Gerardo Diego: «La fiel versión poética» (Panorama Poético Español, 22 de febrero de 1958)
Fuente: Obras completas. Prosa. Tomo VI. Prosa literaria (Volumen 1). Ed. de José Luis Bernal, Madrid, Alfaguara, 2000, 273–275.
[273] El gran problema –problema insoluble– de la traducción al plantearse la equivalencia de la nueva lengua a la antigua exige por lo menos un planteamiento correcto. Hay que saber exactamente qué es lo que hay que hacer o, como diría el mariscal Foch, «de qué se trata». ¿Se debe traducir yendo del idioma original al nuevo del traductor o se puede tomar el sentido inverso partiendo del idioma nuevo, del idioma en que ha de aparecer la versión?

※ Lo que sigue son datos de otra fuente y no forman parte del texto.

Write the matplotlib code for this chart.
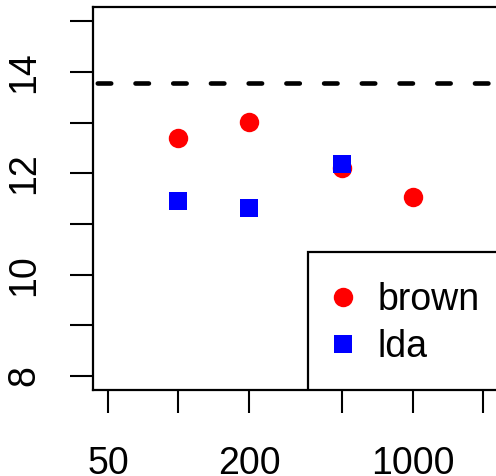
import numpy as np
import matplotlib
matplotlib.use("Agg")
import matplotlib.pyplot as plt
from matplotlib.patches import Rectangle

plt.rcParams['font.family'] = ['Liberation Sans', 'DejaVu Sans']

# data
sizes_brown = [100, 200, 500, 1000]
err_brown = [12.70, 13.02, 12.11, 11.53]
sizes_lda = [100, 200, 500]
err_lda = [11.45, 11.32, 12.19]
baseline = 13.78
xticks = [50, 100, 200, 500, 1000, 2000]
xticklabels = ['50', '', '200', '', '1000', '']
yticks = [8, 9, 10, 11, 12, 13, 14, 15]
yticklabels = ['8', '', '10', '', '12', '', '14', '']
series_names = ['brown', 'lda']

W, H = 496, 476
fig = plt.figure(figsize=(W / 100, H / 100), dpi=100)

# axes box in pixel coords
left_px, right_px, top_px, bot_px = 93, 498, 7, 390
ax = fig.add_axes([left_px / W, 1 - bot_px / H, (right_px - left_px) / W, (bot_px - top_px) / H])

ppd = 234.1  # pixels per decade
x50_px = 108
lo = np.log10(50) - (x50_px - left_px) / ppd
hi = np.log10(50) + (right_px - x50_px) / ppd
ax.set_xscale('log')
ax.set_xlim(10 ** lo, 10 ** hi)

ppu = 50.67
y8_px = 376
ax.set_ylim(8 - (bot_px - y8_px) / ppu, 8 + (y8_px - top_px) / ppu)

lw_px = 4.6
lw = lw_px * 0.72
ax.axhline(baseline, color='black', lw=lw, dash_capstyle='round',
           ls=(7.27, (2.92, 5.28)), zorder=1)

ax.plot(sizes_brown, err_brown, ls='none', marker='o', ms=14, mew=0,
        color='#FF0000', label=series_names[0], zorder=3)
ax.plot(sizes_lda, err_lda, ls='none', marker='s', ms=12.6, mew=0,
        color='#0000FF', label=series_names[1], zorder=4)

ax.set_xticks(xticks)
ax.set_xticklabels(xticklabels)
ax.xaxis.set_minor_locator(matplotlib.ticker.NullLocator())
ax.set_yticks(yticks)
ax.set_yticklabels(yticklabels, rotation=90, va='center')

fs = 27
ax.tick_params(axis='both', length=16.6, width=1.5, labelsize=fs, color='black')
ax.tick_params(axis='x', pad=24)
ax.tick_params(axis='y', pad=20)
for s in ax.spines.values():
    s.set_linewidth(1.6)

# legend frame
frame = Rectangle(((308 - left_px) / (right_px - left_px), 0),
                  2, (bot_px - 252) / (bot_px - top_px),
                  transform=ax.transAxes, fill=True, facecolor='white',
                  edgecolor='black', lw=1.6, zorder=5, clip_on=True)
ax.add_patch(frame)

leg = ax.legend(loc='upper left', bbox_to_anchor=(324 / W, 1 - 282 / H),
                bbox_transform=fig.transFigure, frameon=False, fontsize=fs,
                handlelength=1.0, handletextpad=0.43, borderpad=0,
                borderaxespad=0, labelspacing=0.29)
leg.set_zorder(6)

fig.savefig('out.png', dpi=100)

A cualquier persona y a primera vista se le ocurre que no hay otro camino, es decir, otro método, palabra que significa precisamente camino, que salir de la obra ya hecha en su lengua de nacimiento para ir a encontrarse con su más próxima equivalencia en la lengua del traductor. Pero la cosa no está tan clara como parece a primera vista cuando se trata de traducciones poéticas.
Una versión poética no es tanto una versión de poesía a poesía sino de poeta a poeta. A las condiciones naturales de todo buen traductor que son: conocimiento suficiente de la lengua de la que se quiere traducir, dominio absoluto de la lengua propia y acercamiento máximo a la intención y espíritu y ambiente técnico del texto original y de su autor, se añaden en el caso de la versión poética otras no menos imprescindibles: y, en primer lugar, la de ser poeta. Sólo un poeta puede comprender y por ende traducir a otro poeta.
Traducir es, en efecto, decir de nuevo en otra lengua lo que se había dicho en la original, imaginándose de parte del traductor [274] como modelo o meta ideal lo que habría dicho el autor de haber sido su compatriota y tener como idioma nativo el del traductor. Toda traducción, pues, en realidad –e incluso la más conceptual y abstracta– debe brotar de dentro afuera, ni más ni menos que la expresión en lengua propia. Pero claro está que el nuevo poema que intenta revivir con la posible fidelidad al poema original tiene que ser, antes que nada y después de todo en su resultado definitivo un poema, esto es, una creación natural y poética. Y, por lo tanto, de nada le servirá al traductor el conocer perfectamente las dos lenguas y entender el texto original si no es él también artista y no vibra poéticamente sintiéndose entrañado con lo que canta. Por eso, tantas versiones de Homero, Virgilio o Shakespeare, aunque demuestren sus honestos autores, profesores, humanistas, eruditos, el más profundo conocimiento del texto, son frías, traidoras, aburridas, ilegibles, al estar hechas sin la más mínima emoción de poeta.
No sólo le es lícito al traductor poeta el alejarse discretamente de la letra original, sino que debe hacerlo para buscar equivalencias y compensaciones que le permitan conseguir en su lengua propia las calidades mismas del poema original. No es posible traducir de verdad el verso en prosa ni la rima en verso blanco. La fidelidad a la belleza debe ser más rigurosa que la fidelidad al concepto. Así lo entendieron nuestros grandes traductores poetas: fray Luis de León, Jáuregui ante Horacio y Lucano.